Friday, January 26, 2001, 16:00
WHGA Auditorium
P. Janot, CERN
Abstract:
The large Electron Positron collider (LEP) operated at CERN between
1989 and 2000, at centre-of-mass energies from 88 to 209.2 GeV. During these
eleven years of running, the theory of Particle Physics was tested with an
accuracy which will remain unrivalled for long, thus allowing its internal
consistency to be verified in great details. In 1999 and 2000, the LEP
performance was pushed to, and indeed beyond, the limits of what has been
believed possible in view of maximizing the Higgs boson discovery potential. In
the last months of 2000, the centre-of-mass energy reached 206 GeV and more. It
seemed that the effort had paid off when the signals at 115 GeV appeared, were
confirmed, and were then confirmed again. In spite of these tantalizing hints,
LEP was stopped on November 2, 2000, without convincing explanations.

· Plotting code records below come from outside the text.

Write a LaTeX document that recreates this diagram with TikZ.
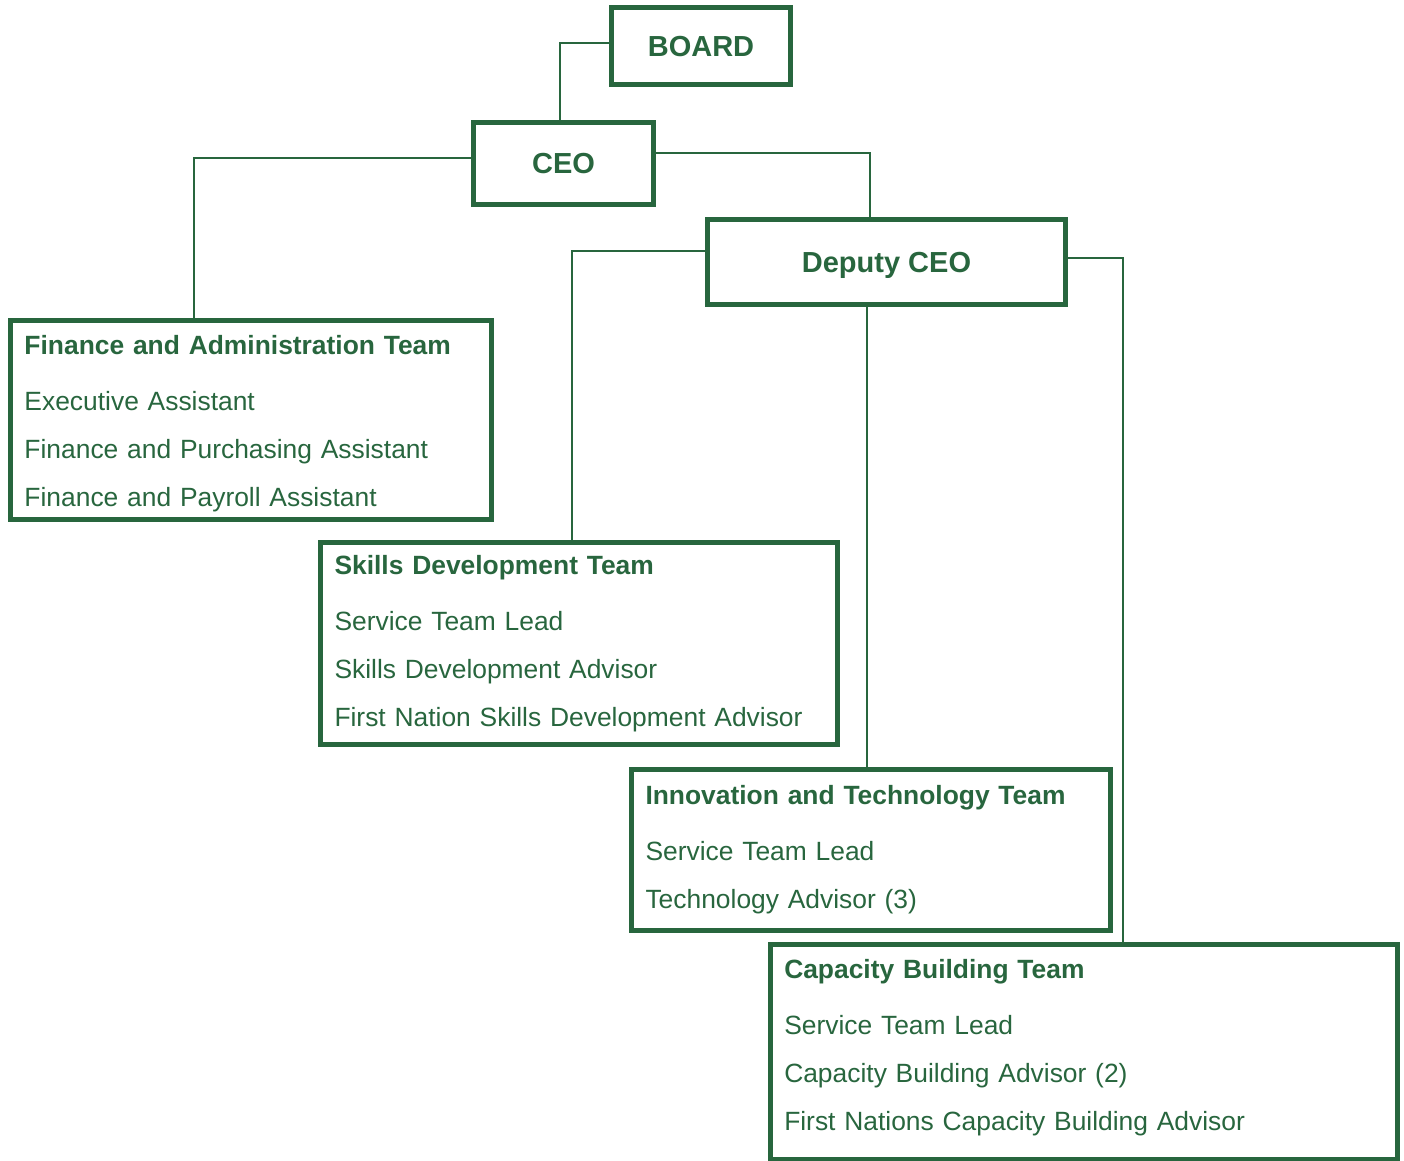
\documentclass[tikz,border=0pt]{standalone}
\usepackage{fontspec}
\setmainfont{Liberation Sans}
\usepackage{xcolor}
\definecolor{OrgGreen}{RGB}{40,102,62}
\usetikzlibrary{calc}

\begin{document}
\begin{tikzpicture}[
      x=0.5pt, y=-0.5pt
      , head/.style={draw=OrgGreen, line width=2.5pt, text=OrgGreen, inner sep=0pt, text depth=0pt, font=\fontsize{14.5}{17}\selectfont\bfseries}
      , team/.style={draw=OrgGreen, line width=2.5pt, text=OrgGreen, align=left, inner xsep=7pt, inner ysep=0pt, font=\fontsize{13.2}{24}\selectfont}
      , link/.style={draw=OrgGreen, line width=1pt}
      ]

      \useasboundingbox (0,0) rectangle (1404,1161);

      % top of the chart
      \node[head, minimum width=89.5pt, minimum height=38.5pt] (board) at (701,46) {BOARD};
      \node[head, minimum width=90pt, minimum height=41pt] (ceo) at (563.5,163.5) {CEO};
      \node[head, minimum width=179pt, minimum height=42.5pt] (deputy) at (886.5,262) {Deputy CEO};

      % teams
      \node[team, text width=226.5pt, minimum height=99.5pt] (finance) at (251,420)
        {\rule{0pt}{13.6pt}\textbf{Finance and Administration Team}\\[4pt]
         Executive Assistant\\
         Finance and Purchasing Assistant\\
         Finance and Payroll Assistant};
      \node[team, text width=244.5pt, minimum height=101pt] (skills) at (579,643.5)
        {\textbf{Skills Development Team}\\[4pt]
         Service Team Lead\\
         Skills Development Advisor\\
         First Nation Skills Development Advisor};
      \node[team, text width=225.5pt, minimum height=80.5pt] (innovation) at (871,850)
        {\textbf{Innovation and Technology Team}\\[4pt]
         Service Team Lead\\
         Technology Advisor (3)};
      \node[team, text width=299.75pt, minimum height=107.75pt] (capacity) at (1084,1052)
        {\textbf{Capacity Building Team}\\[4pt]
         Service Team Lead\\
         Capacity Building Advisor (2)\\
         First Nations Capacity Building Advisor\rule[-6.8pt]{0pt}{0pt}};

      % reporting lines
      \draw[link] ($(board.west)+(0,-3)$) -| ($(ceo.north)+(-3.5,0)$);
      \draw[link] ($(ceo.west)+(0,-5.5)$) -| ($(finance.north)+(-57,0)$);
      \draw[link] ($(ceo.east)+(0,-10)$) -| ($(deputy.north)+(-16.5,0)$);
      \draw[link] ($(deputy.west)+(0,-11)$) -| ($(skills.north)+(-7.5,0)$);
      \draw[link] ($(deputy.south)+(-19.5,0)$) -- ($(innovation.north)+(-4,0)$);
      \draw[link] ($(deputy.east)+(0,-4)$) -| ($(capacity.north)+(38.5,0)$);
    \end{tikzpicture}
\end{document}
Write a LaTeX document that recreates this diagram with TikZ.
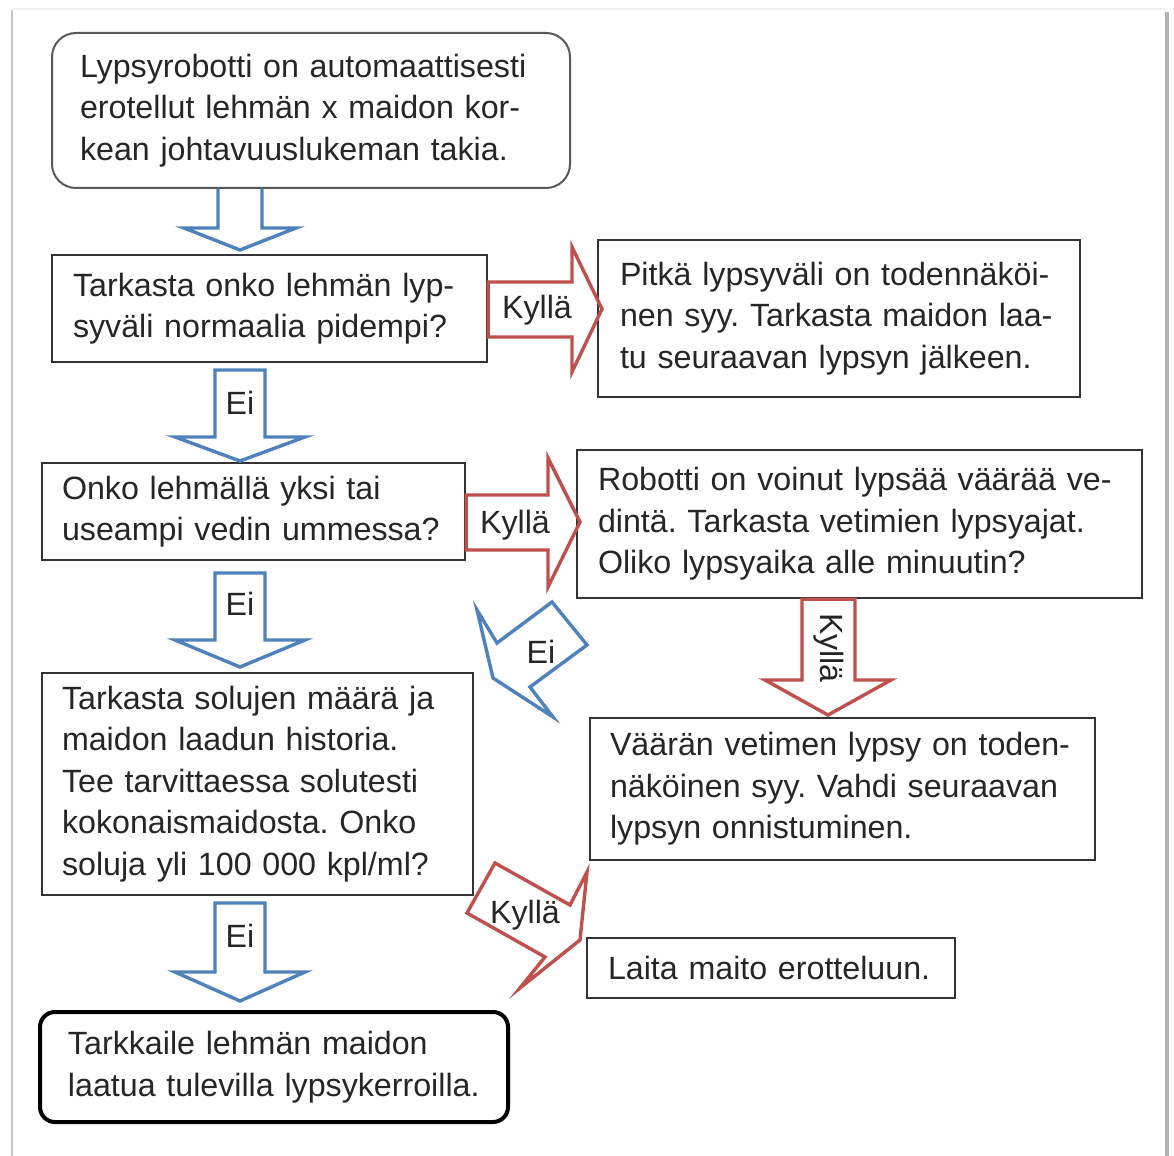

In the first part of the seminar ("La Vita e' Bella"), I will briefly summarize the Physics outcome of LEP, with a special emphasis on what LEP brought to the overall understanding of the theory. In the second part ("ApocalHiggs Now"), I will explain how the signals at 115 GeV appeared and why they should have motivated a prolongation in 2001. I will conclude with the experimental prospects for an understanding of the Higgs mechanism in the next 50 years, and with what a discovery at LEP could have changed in this respect.